RECIPIENTS OF THE EPISTLE

The epistle is written to Jews - descendants of the children of Israel. We are not told where these particular Jews lived. It may have been a community outside of Palestine. There were Jewish communities scattered throughout the known world. Or it may have been sent to the Jewish believers who were living in Jerusalem.

There is no mention of a mixed church of Jews and Gentiles as existed in most of the churches outside of Palestine.

We know a little of the problems of these Jews by the way the writer deals with these problems. They had heard the message of Jesus Christ, that He had died for sins and that He rose from the dead. They initially believed this message. But then persecution arose. And in the midst of these hard times, they were now being tempted to leave Christ and to go back to their sacrifices and their religious ceremonies as a means of approaching God.

They were missing the point that Jesus is the fulfillment of all of the Old Testament sacrifices and ceremonies. These ceremonies and customs all serve as illustrations of His perfect person and work.

As a result, they were attempting to return to the infanthood of their faith. They were turning back to the Mosaic Law. They were like the baby who wants to again become a fetus.

 

THEME OF THE BOOK

The theme of this epistle is the absolute supremacy of Jesus Christ. Jesus Christ is better...

1. Than the Old Testament prophets (1:1-3).

2. Than the angels (1:4 - 2:18).

3. Than Moses (3:1 - 4:13).

4. Than Aaron and his priesthood (4:14 - 10:18).

5. As a way of living (10:19 - 13:25).

This theme is still relevant today. In an age when Christians are lured by all that the world has to offer, there is a message that we need to hear.

Jesus is better. He is better than popularity. He is better than status symbols. He is better than any other relationship. He is better.

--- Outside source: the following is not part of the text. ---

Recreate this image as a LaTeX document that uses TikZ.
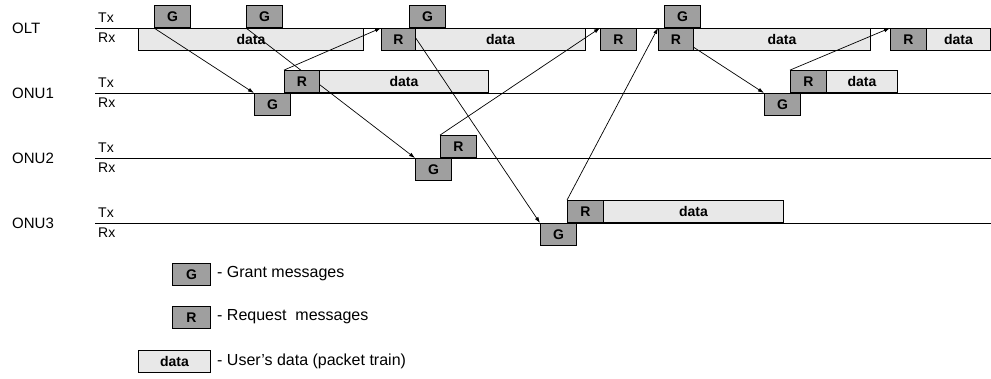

THE FIVE WARNINGS OF HEBREWS

Have you ever been driving down a road and seen a warning sign ahead? Maybe it said, "Beware of falling rocks." We donít see many of those in Florida, but they are common up north.

The book of Hebrews contains five warnings to the Jewish Christians. They are warnings to beware of certain spiritual failures.

1. Beware of Neglecting Salvation (2:1-4).

2. Beware of Not Entering into Rest (3:7 - 4:13).

3. Beware of Not going on to Maturity (5:11 - 6:20).

4. Beware of Insulting the Spirit of Grace (10:26-31).

5. Beware of Indifference (12:18-29).

Jesus is Better...

1:4

He is better than the Angels

Warning #1: How shall we escape if we neglect so great a salvation (2:2-4).

3:1

He is better than Moses

Warning #2: Take care lest any should be falling away from the living God (3:12).

4:3

He provides a better Rest

Warning #3: Fear least you should come short of His rest (4:1; 4:11).

4:14

He is a better High Priest

Warning #4: Those who have fallen away find it impossible to renew again to repentance (6:4-6).

8:1

He ministers in a better Sanctuary

8:6

He has obtained a better Covenant which has been enacted on better promises

10:1

He has offered a better Sacrifice

Warning #5: If we go on sinning willfully after receiving the knowledge of the truth, there no longer remains a sacrifice for sins (10:26-31).

These are all different aspects of the same basic warning. It is a warning against not holding onto Christ. They comprise a spiritual roadmap. This roadmap will tell us of the right way to walk and it will warn us of the hazardous conditions which lie on the road to the Christian life.